The first screw to my pride was when he talked about gossip. About the dark joy that people get from talking about others. Yep, that would be me. Then he began talking about a lot of other things. The more he talks the more I realize that I really have a lot of work to do. At first the work was for me to learn; now I know and it’s time to live that knowledge. That really isn’t easy.
There are times when this life is so stressful, when I fail as a mother and forget to pick up my child from school (because he lives in his room online and I always assume that is where he is), when my uncle calls needing my help and I can’t help him, when my mom calls 27 times wanting me to talk to her, when the grand baby will not nap, and when my husband pisses me off to the max. But even when all of that happens I hear my Pope talk about mercy, love, charity and how it is more important to walk the walk instead of talk the talk and I beg God to give me the grace to make it Home to Him and get all these crazy people there with me. Then I have a glass of vodka and cranberry while helping my husband in his office and I realize what a short time I have to make a difference in this stupid world where people light themselves on fire. Where I make that difference is in this house helping these jack wagons become saints. The best part is they are all loving me back and helping me do the same. God is so good to give them to me. (Please pray for me to be the wife, mother, daughter and niece that God wants me to be. I need a lot of help.)

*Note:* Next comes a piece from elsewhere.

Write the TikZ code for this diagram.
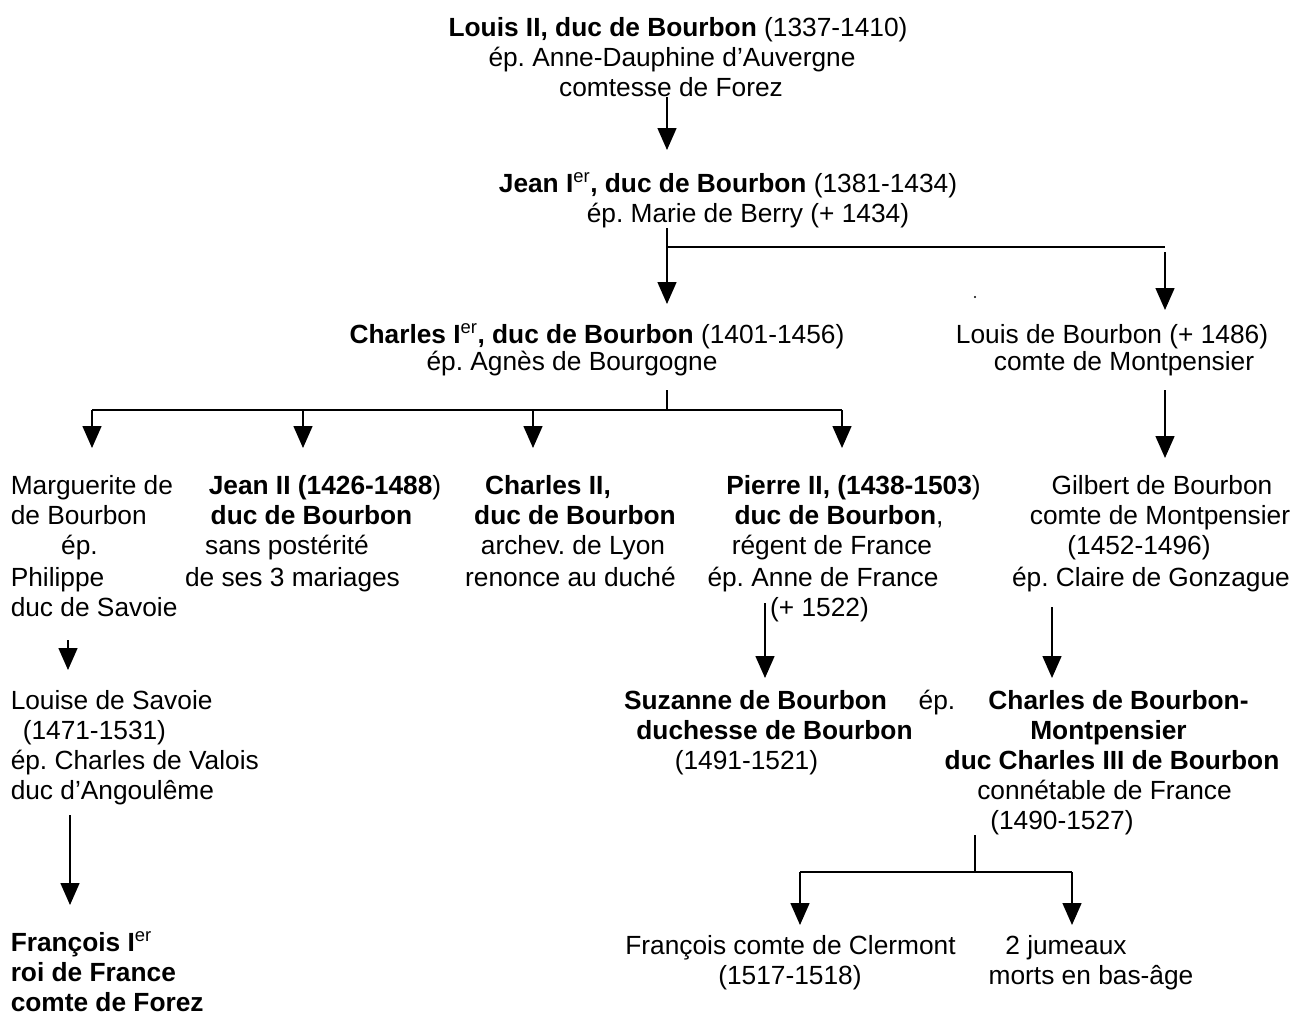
\documentclass[tikz,border=0pt]{standalone}
\usepackage{fontspec}
\setmainfont{Liberation Sans}
\usetikzlibrary{arrows.meta}
\frenchspacing
\begin{document}
\begin{tikzpicture}[x=1pt,y=-1pt,line width=1.5pt,
  arr/.style={-{Triangle[length=22pt,width=19pt]}},
  txt/.style={inner sep=0pt,anchor=base,font=\fontsize{26.3}{30}\selectfont},
  txtl/.style={txt,anchor=base west}]
\useasboundingbox (0,0) rectangle (1298,1015);
% --- generation 1
\node[txt] (l1a) at (678,36) {\textbf{Louis II, duc de Bourbon} (1337-1410)};
\node[txt] (l1b) at (672,66) {ép. Anne-Dauphine d’Auvergne};
\node[txt] (l1c) at (671,96) {comtesse de Forez};
% --- generation 2
\node[txt] (j1a) at (728,192) {\textbf{Jean I\textsuperscript{\mdseries er}, duc de Bourbon} (1381-1434)};
\node[txt] (j1b) at (748,222) {ép. Marie de Berry (+ 1434)};
% --- generation 3
\node[txt] (c1a) at (597,343) {\textbf{Charles I\textsuperscript{\mdseries er}, duc de Bourbon} (1401-1456)};
\node[txt] (c1b) at (572,370) {ép. Agnès de Bourgogne};
\node[txt] (lba) at (1112,343) {Louis de Bourbon (+ 1486)};
\node[txt] (lbb) at (1124,370) {comte de Montpensier};
% --- generation 4
\node[txtl] (mga) at (10,494) {Marguerite de};
\node[txtl] (mgb) at (10,524) {de Bourbon};
\node[txt]  (mgc) at (79.5,554) {ép.};
\node[txtl] (mgd) at (10,586) {Philippe};
\node[txtl] (mge) at (10,616) {duc de Savoie};
\node[txt] (j2a) at (325,494) {\textbf{Jean II (1426-1488})};
\node[txt] (j2b) at (311.5,524) {\textbf{duc de Bourbon}};
\node[txt] (j2c) at (287,554) {sans postérité};
\node[txt] (j2d) at (292.5,586) {de ses 3 mariages};
\node[txt] (c2a) at (548,494) {\textbf{Charles II,}};
\node[txt] (c2b) at (575,524) {\textbf{duc de Bourbon}};
\node[txt] (c2c) at (573,554) {archev. de Lyon};
\node[txt] (c2d) at (570.5,586) {renonce au duché};
\node[txt] (p2a) at (853.5,494) {\textbf{Pierre II, (1438-1503})};
\node[txt] (p2b) at (839,524) {\textbf{duc de Bourbon},};
\node[txt] (p2c) at (832,554) {régent de France};
\node[txt] (p2d) at (823,586) {ép. Anne de France};
\node[txt] (p2e) at (819.5,616) {(+ 1522)};
\node[txt] (gba) at (1162,494) {Gilbert de Bourbon};
\node[txt] (gbb) at (1160,524) {comte de Montpensier};
\node[txt] (gbc) at (1139,554) {(1452-1496)};
\node[txt] (gbd) at (1151,586) {ép. Claire de Gonzague};
% --- generation 5
\node[txtl] (lsa) at (10,709) {Louise de Savoie};
\node[txtl] (lsb) at (22,739) {(1471-1531)};
\node[txtl] (lsc) at (10,769) {ép. Charles de Valois};
\node[txtl] (lsd) at (10,799) {duc d’Angoulême};
\node[txt] (sza) at (755.5,709) {\textbf{Suzanne de Bourbon}};
\node[txt] (szb) at (774.5,739) {\textbf{duchesse de Bourbon}};
\node[txt] (szc) at (746.5,769) {(1491-1521)};
\node[txt] (ep) at (937,709) {ép.};
\node[txt] (c3a) at (1118.5,709) {\textbf{Charles de Bourbon-}};
\node[txt] (c3b) at (1108.5,739) {\textbf{Montpensier}};
\node[txt] (c3c) at (1112,769) {\textbf{duc Charles III de Bourbon}};
\node[txt] (c3d) at (1104.5,799) {connétable de France};
\node[txt] (c3e) at (1062,829) {(1490-1527)};
% --- generation 6
\node[txtl] (f1a) at (10,951) {\textbf{François I\textsuperscript{\mdseries er}}};
\node[txtl] (f1b) at (10,981) {\textbf{roi de France}};
\node[txtl] (f1c) at (10,1011) {\textbf{comte de Forez}};
\node[txt] (fca) at (790.5,954) {François comte de Clermont};
\node[txt] (fcb) at (790,984) {(1517-1518)};
\node[txt] (jma) at (1066,954) {2 jumeaux};
\node[txt] (jmb) at (1091,984) {morts en bas-âge};
% --- connector points
\coordinate (a1s) at (667,97);  \coordinate (a1e) at (667,150);
\coordinate (b1s) at (667,228); \coordinate (b1m) at (667,247);
\coordinate (b1e) at (667,304);
\coordinate (b2m) at (1165,247); \coordinate (b2s) at (1165,252);
\coordinate (b2e) at (1165,310);
\coordinate (c0s) at (667,390); \coordinate (c0m) at (667,410);
\coordinate (c1m) at (92,410);  \coordinate (c1e) at (92,448);
\coordinate (c2m) at (303,410); \coordinate (c2e) at (303,448);
\coordinate (c3m) at (533,410); \coordinate (c3e) at (533,448);
\coordinate (c4m) at (842,410); \coordinate (c4e) at (842,448);
\coordinate (d1s) at (1165,390); \coordinate (d1e) at (1165,458);
\coordinate (e1s) at (68,640);  \coordinate (e1e) at (68,670);
\coordinate (e2s) at (765,603); \coordinate (e2e) at (765,678);
\coordinate (e3s) at (1052,607); \coordinate (e3e) at (1052,678);
\coordinate (f1s) at (70,815);  \coordinate (f1e) at (70,905);
\coordinate (g0s) at (975,835); \coordinate (g0m) at (975,872);
\coordinate (g1m) at (800,872); \coordinate (g1e) at (800,925);
\coordinate (g2m) at (1072,872); \coordinate (g2e) at (1072,925);
\coordinate (dot) at (975,297);
% --- connectors
\draw[arr] (a1s) -- (a1e);
\draw[arr] (b1s) -- (b1e);
\draw (b1m) -- (b2m);
\draw[arr] (b2s) -- (b2e);
\draw (c0s) -- (c0m);
\draw (c1m) -- (c4m);
\draw[arr] (c1m) -- (c1e);
\draw[arr] (c2m) -- (c2e);
\draw[arr] (c3m) -- (c3e);
\draw[arr] (c4m) -- (c4e);
\draw[arr] (d1s) -- (d1e);
\draw[arr] (e1s) -- (e1e);
\draw[arr] (e2s) -- (e2e);
\draw[arr] (e3s) -- (e3e);
\draw[arr] (f1s) -- (f1e);
\draw (g0s) -- (g0m);
\draw (g1m) -- (g2m);
\draw[arr] (g1m) -- (g1e);
\draw[arr] (g2m) -- (g2e);
\fill (dot) circle (1.2pt);
\end{tikzpicture}
\end{document}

I can talk about mercy, love and charity all day long until the 4th child comes at me needing something. Sometimes it feels like they are all sucking the life out of me. Someone always needs some part of me. I really don’t know when it happened but last week I realized that all relationships require a piece of you. No matter who it is: kids, parents, family, spouse, siblings etc. etc. That is what relationships are. They are not about being around people who you take things from to make you happy, but about being around people who you make happy. Not about taking but giving. And the problem isn’t any of those people, the problem is me. I want to be locked in my room on Facebook instead of serving those that I love. That’s not love, that’s selfishness. That is pride and Papa Francis never lets me forget it. Boy do I want to just go back to B16’s catechisis. I think that Elizabeth Scalia’s book Strange Gods is spot on when she talks about how we like to make idols that reflect ourselves back at us. We can do it even with the knowledge that we have about our faith. That’s what the Pharisees did and some of the hardest words that Jesus ever spoke where to Pharisees. Not because they were following the Jewish law, but because they were doing it to glorify themselves and not God. Had Pope Francis not been humble enough to throw everything to the power of the Holy Spirit, I don’t think I would ever have come to grips with my own self-righteousness.
I agree with a lot of people: this Pope is killing me. That is not such a bad thing.